Hezbollah warns Israel against maritime border 'threats'

Nasrallah's deputy: Lebanon “will remain vigilant in order to regain its full rights"; Pipes: Situation must be viewed in light of Syrian unrest.

Sheikh Naim Qassem 311 (photo credit: REUTERS)
Sheikh Naim Qassem 311
(photo credit: REUTERS)
Hezbollah issued a stark warning to Jerusalem on Wednesday, vowing to protect Lebanon’s maritime sovereignty in the face of “Israeli threats.”
Lebanon “will remain vigilant in order to regain its full rights, whatever it takes,” the Lebanese news website Naharnet quoted Hezbollah deputy chief Naim Qassem as saying.
RELATED:Lebanon says it will protect its borders and resourcesSheshinski bill on oil and gas taxation approved
The comments came in response to Israeli plans to mark the two countries’ maritime border to ensure unrestricted access to lucrative natural gas reserves.
“Hezbollah supports the national position to defend the country’s maritime rights and the government’s demarcation of a maritime border,” Qassem said in a speech. “The Israeli threats don’t frighten us. We will not change our position and [will] continue to maintain our rights. Israel knows its threats fall on deaf ears in Lebanon, after it tasted the bitter taste of the powerful Lebanese resistance.”
Daniel Pipes, president of the Philadelphia-based Middle East Forum think tank, described the denunciations as “comical.”

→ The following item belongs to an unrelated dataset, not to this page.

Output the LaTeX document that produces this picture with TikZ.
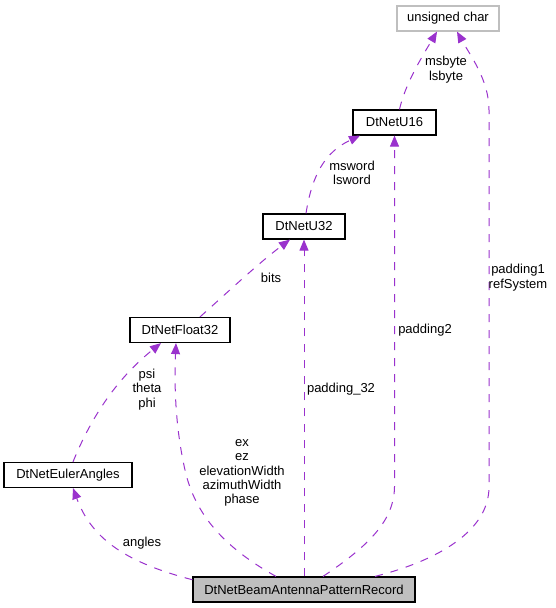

“I don’t take it very seriously,” he said. “What I do take seriously is the Turkish involvement. The Turks are making noises that they don’t like the Cypriot agreement with Israel, and that I think could be a sign of troubles to come. The Turks themselves can’t make claims on this side of the Mediterranean, but through Cyprus they can. I think the Hezbollah claims are a bit comical, but the Turkish ones are more serious.”
Two major natural gas fields have been discovered in recent years off the Israeli coast. In December, Israel reached an agreement with Cyprus marking the two countries’ sea borders.
That agreement came after Cyprus came to a similar understanding four years ago with Lebanon, though that pact has yet to be approved in the Lebanese parliament.
Earlier this week, the cabinet in Jerusalem approved its border map for submission to the UN, but Lebanese officials say the map conflicts sharply with the map they had already presented to the world body.
On Tuesday, former Lebanese prime minister Saad Hariri unleashed an unprecedented verbal attack against Hezbollah, saying the indictments issued by the UN Special Tribunal on the assassination of his father, former premier Rafik Hariri, would never be changed. Four Hezbollah operatives are charged in the elder Hariri’s 2005 death.
“If Nasrallah comes out in 300 press conferences, he will not change the content of the indictments,” Saad Hariri said.
“Their people stand accused, and they must be put on trial.”
Hariri also slammed the group for its vast weapons stores, which he said lie at the the core of Lebanon’s continued instability.
“Its weapons are the cause of the problem in Lebanon. Hezbollah does not know what to do with its arms. It is our problem with Hezbollah and also it is a problem for Hezbollah,” he told a local television channel.
Pipes said Lebanon must be viewed in connection with the popular protests destabilizing neighboring Syria for the past four months. “Should the Bashar Assad regime hold out and prevail, Hezbollah will presumably continue to strengthen.
But that’s the question – Hezbollah’s very future is connected to the Assad regime,” Pipes said by telephone from Philadelphia.
Were the Syrian president to be toppled, he said, “Hezbollah would lose its patron and have to be more careful. I don’t think we can talk about Lebanon on its own now – we have to wait and see what the denouement in Syria is.
“I’m inclined to think the regime is in major trouble,” he added. “Things are pretty bleak for the Assad family – I wouldn’t count them out yet, but I wouldn’t bet on them.
“This week’s attacks on the US and French embassies [in Damascus] – what were they thinking?” Pipes asked. “I’ve always seen Bashar as a rookie. He’s just not good at this. He’s an unsteady captain at the helm. That’s crucial in my pessimism for the regime.”